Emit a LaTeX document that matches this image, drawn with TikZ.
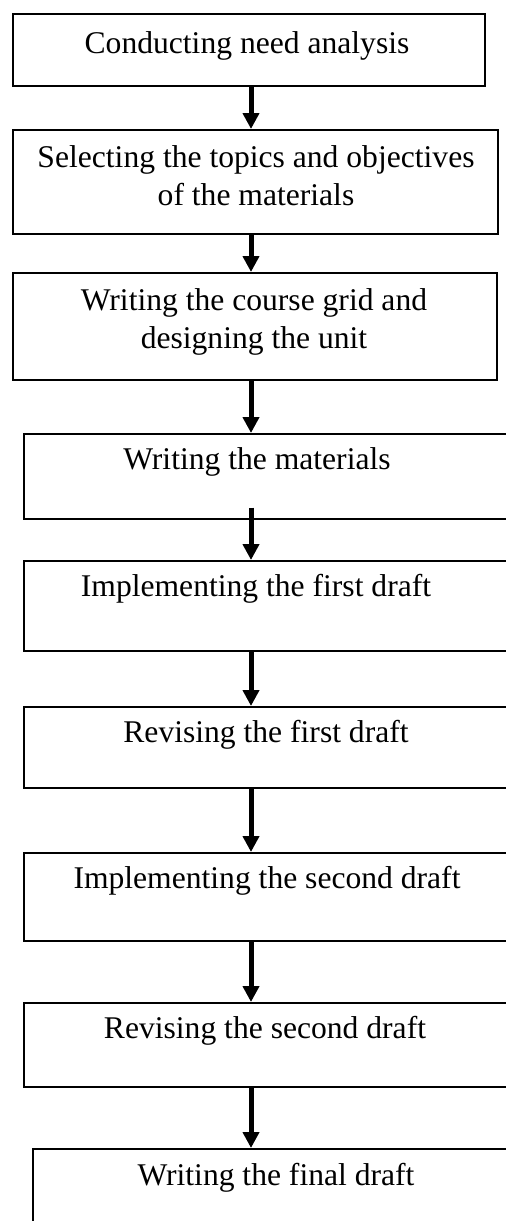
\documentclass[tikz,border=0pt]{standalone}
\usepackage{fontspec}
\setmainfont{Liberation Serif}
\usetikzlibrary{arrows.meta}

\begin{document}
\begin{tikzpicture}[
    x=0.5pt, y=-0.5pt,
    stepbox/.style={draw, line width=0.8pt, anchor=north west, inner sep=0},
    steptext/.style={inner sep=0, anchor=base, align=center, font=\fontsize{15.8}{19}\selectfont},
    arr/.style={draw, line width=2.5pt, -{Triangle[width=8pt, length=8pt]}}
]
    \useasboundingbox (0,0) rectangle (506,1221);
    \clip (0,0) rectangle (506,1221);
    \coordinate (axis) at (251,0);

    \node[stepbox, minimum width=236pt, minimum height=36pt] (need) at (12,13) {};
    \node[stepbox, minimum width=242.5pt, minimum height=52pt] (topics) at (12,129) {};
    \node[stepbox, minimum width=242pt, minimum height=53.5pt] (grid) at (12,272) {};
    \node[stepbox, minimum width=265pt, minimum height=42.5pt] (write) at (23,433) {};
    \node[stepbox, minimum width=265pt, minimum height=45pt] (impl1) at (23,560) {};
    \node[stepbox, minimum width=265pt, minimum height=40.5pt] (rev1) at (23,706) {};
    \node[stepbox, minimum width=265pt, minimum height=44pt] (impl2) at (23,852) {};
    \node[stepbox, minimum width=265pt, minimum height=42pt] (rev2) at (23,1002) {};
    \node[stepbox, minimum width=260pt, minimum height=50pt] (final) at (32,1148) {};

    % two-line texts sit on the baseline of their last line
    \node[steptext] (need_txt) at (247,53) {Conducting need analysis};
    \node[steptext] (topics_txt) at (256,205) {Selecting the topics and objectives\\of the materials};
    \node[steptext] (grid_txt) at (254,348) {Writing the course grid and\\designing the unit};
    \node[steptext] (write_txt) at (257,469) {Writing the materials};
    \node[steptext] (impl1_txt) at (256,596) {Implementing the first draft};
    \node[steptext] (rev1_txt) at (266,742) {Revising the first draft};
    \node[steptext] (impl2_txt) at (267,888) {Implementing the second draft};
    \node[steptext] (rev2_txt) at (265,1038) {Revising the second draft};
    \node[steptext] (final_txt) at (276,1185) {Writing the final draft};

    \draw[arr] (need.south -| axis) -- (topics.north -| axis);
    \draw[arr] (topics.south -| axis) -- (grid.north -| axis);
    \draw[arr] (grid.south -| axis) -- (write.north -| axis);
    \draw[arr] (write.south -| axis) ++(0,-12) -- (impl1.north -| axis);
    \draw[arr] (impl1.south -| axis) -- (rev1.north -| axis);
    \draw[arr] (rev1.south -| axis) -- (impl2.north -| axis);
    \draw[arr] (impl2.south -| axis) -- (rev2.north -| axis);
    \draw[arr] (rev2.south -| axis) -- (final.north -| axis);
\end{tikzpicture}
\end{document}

· · · · ·

Aim of the task -> Quote the preceding listing precisely and completely, omitting its images.

Task output ->
Emit a LaTeX document that matches this image, drawn with TikZ.
\documentclass[tikz,border=0pt]{standalone}
\usepackage{fontspec}
\setmainfont{Liberation Serif}
\usetikzlibrary{arrows.meta}

\begin{document}
\begin{tikzpicture}[
    x=0.5pt, y=-0.5pt,
    stepbox/.style={draw, line width=0.8pt, anchor=north west, inner sep=0},
    steptext/.style={inner sep=0, anchor=base, align=center, font=\fontsize{15.8}{19}\selectfont},
    arr/.style={draw, line width=2.5pt, -{Triangle[width=8pt, length=8pt]}}
]
    \useasboundingbox (0,0) rectangle (506,1221);
    \clip (0,0) rectangle (506,1221);
    \coordinate (axis) at (251,0);

    \node[stepbox, minimum width=236pt, minimum height=36pt] (need) at (12,13) {};
    \node[stepbox, minimum width=242.5pt, minimum height=52pt] (topics) at (12,129) {};
    \node[stepbox, minimum width=242pt, minimum height=53.5pt] (grid) at (12,272) {};
    \node[stepbox, minimum width=265pt, minimum height=42.5pt] (write) at (23,433) {};
    \node[stepbox, minimum width=265pt, minimum height=45pt] (impl1) at (23,560) {};
    \node[stepbox, minimum width=265pt, minimum height=40.5pt] (rev1) at (23,706) {};
    \node[stepbox, minimum width=265pt, minimum height=44pt] (impl2) at (23,852) {};
    \node[stepbox, minimum width=265pt, minimum height=42pt] (rev2) at (23,1002) {};
    \node[stepbox, minimum width=260pt, minimum height=50pt] (final) at (32,1148) {};

    % two-line texts sit on the baseline of their last line
    \node[steptext] (need_txt) at (247,53) {Conducting need analysis};
    \node[steptext] (topics_txt) at (256,205) {Selecting the topics and objectives\\of the materials};
    \node[steptext] (grid_txt) at (254,348) {Writing the course grid and\\designing the unit};
    \node[steptext] (write_txt) at (257,469) {Writing the materials};
    \node[steptext] (impl1_txt) at (256,596) {Implementing the first draft};
    \node[steptext] (rev1_txt) at (266,742) {Revising the first draft};
    \node[steptext] (impl2_txt) at (267,888) {Implementing the second draft};
    \node[steptext] (rev2_txt) at (265,1038) {Revising the second draft};
    \node[steptext] (final_txt) at (276,1185) {Writing the final draft};

    \draw[arr] (need.south -| axis) -- (topics.north -| axis);
    \draw[arr] (topics.south -| axis) -- (grid.north -| axis);
    \draw[arr] (grid.south -| axis) -- (write.north -| axis);
    \draw[arr] (write.south -| axis) ++(0,-12) -- (impl1.north -| axis);
    \draw[arr] (impl1.south -| axis) -- (rev1.north -| axis);
    \draw[arr] (rev1.south -| axis) -- (impl2.north -| axis);
    \draw[arr] (impl2.south -| axis) -- (rev2.north -| axis);
    \draw[arr] (rev2.south -| axis) -- (final.north -| axis);
\end{tikzpicture}
\end{document}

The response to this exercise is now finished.